Stacy McCain has some related thoughts on this here as he ponders the ever more frequent use of the term "double dip recession."    He can add Laffer to his list of pundits predicting that:

When we pass the tax boundary of Jan. 1, 2011, my best guess is that the train goes off the tracks and we get our worst nightmare of a severe "double dip" recession.

So should you put your money in your mattress?  Buy gold?  Move to a hut in the wilderness and live off the land?  Cross your fingers and pray?

Laffer has a few suggestions but what I'm going to do is get as much as I can paid off this year and save every penny I can.  Every freakin' dime. 


LL said...

Saving cash has some small benefit but with our spending we will see inflation on the heels of the coming economic hit.

Gold is a hedge, but residential and commercial property values will drop as business re-investment is stifled and the economy worsens.

Those who voted for the mad socialist in the White House should be happy because his agenda is in full swing.

david7134 said...

We are not going to have a double dip recesssion. That is because we have not recovered from the original downturn and will awaken shortly to understand that we are in depression. As I understand, depression vs recession is defined by unemployment. The stated unnemployment is close to 10%. In reality, that is closer to 20 ot 25% when you take into consideration the hopelssely unemployeed. Then consider that about 40% of jobs are classified as not permanent. The only thing keeping us afloat and no rioting in the streets (unless you are an illegal) is the fact that the government is paying people not to work. That can only last so long.

Quite Rightly said...

People who study bear markets have seen this double dip coming for several years. Obama's financial hipsters have been alternating between lying straight out about the economy and behind-the-scenes deals, liberally seasoned with whatever luck they can gain by crossing their fingers.

Their biggest problem is that they haven't been able to get Cap'n Trade aboard the Good Ship Lollipop (yet).
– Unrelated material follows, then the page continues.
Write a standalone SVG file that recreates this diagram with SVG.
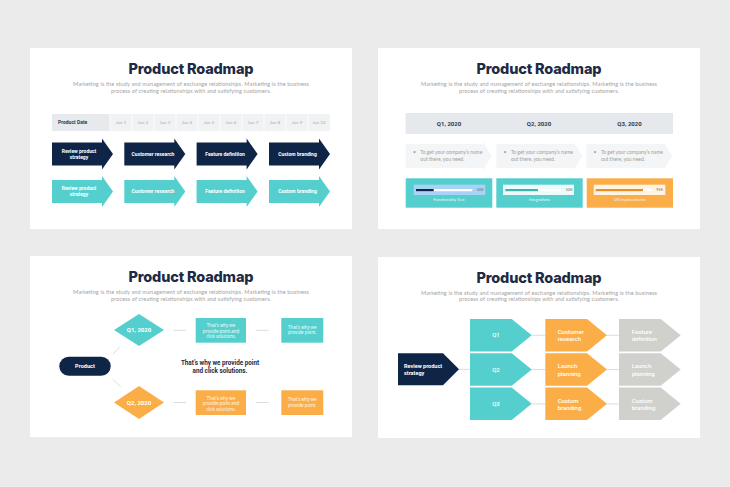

They were counting on the establishment of a brand new system of fiat money via an international carbon credit swindle to bail us out, and conveniently replace capitalists with themselves. The fiat money thing hasn't been going so well for a lot of reasons, a big one being the climate-change skeptics' exposé of the Climategate shakedown.

That's where disasters like the Gulf spill come in mighty handy, turning people's attention to the distant rewards of green technologies that, unfortunately, have not yet been invented.